Aftermath of suicide bombing attack
Aftermath of suicide bombing attackFlash 90

A terrorist released by an Israeli court this week has denied that he sent a suicide bomber to a Tel Aviv café in 2002.

The Military Court of Appeals ruled on Monday that Jamal Tirawi, formerly a member of the Al-Aqsa Martyrs' Brigade terror group and currently a member of the Palestinian Legislative Council on behalf of Fatah, would be released, explaining that Israel had violated an agreement with the Palestinian Authority in which it agreed not to arrest Tirawi.

Tirawi was convicted of sending the suicide bomber who carried out the terrorist attack in the “My Coffee Shop” on Allenby Street in Tel Aviv in March of 2002. An Israeli woman, Rachel Tcherkhi, was killed in the bombing and 29 others were wounded.

However, Tirawi now denies that he had even been involved in planning the attack.

“This is a false claim,” he told Channel 10 News on Wednesday. “According to my ideology, this concept does not make sense.”

“I completely deny [involvement in the attack],” he stressed. “I’ve never sent any suicide bomber, I’ll never send one, and I have no connection to these things.”

Tirawi had a message for Tcherkhi’s family, saying he wished to express condolences over her death.
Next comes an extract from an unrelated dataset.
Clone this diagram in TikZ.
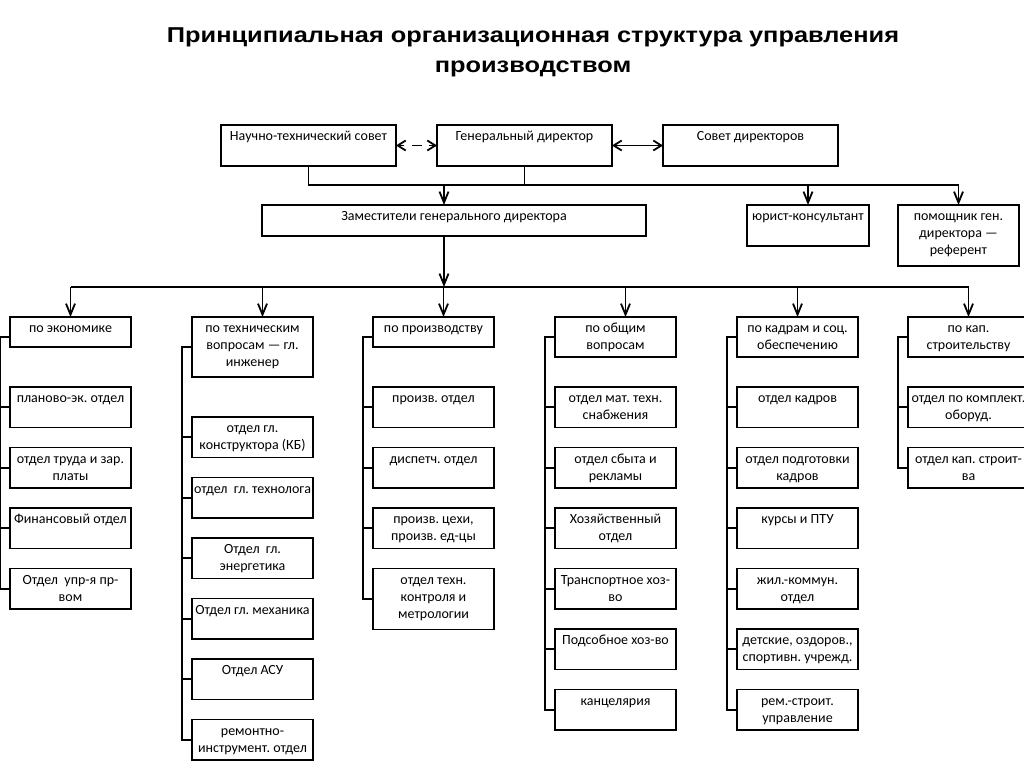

"This is the price of war, people get hurt,” he said. “This woman was not fighting in the Israeli army, she was a passerby, so I extend my condolences to her family.”

Tirawi, who said that a meeting was planned between him and Palestinian Authority Chairman Mahmoud Abbas, claimed in the interview that he is in favor of peace.

“I will never even think of murder,” he claimed.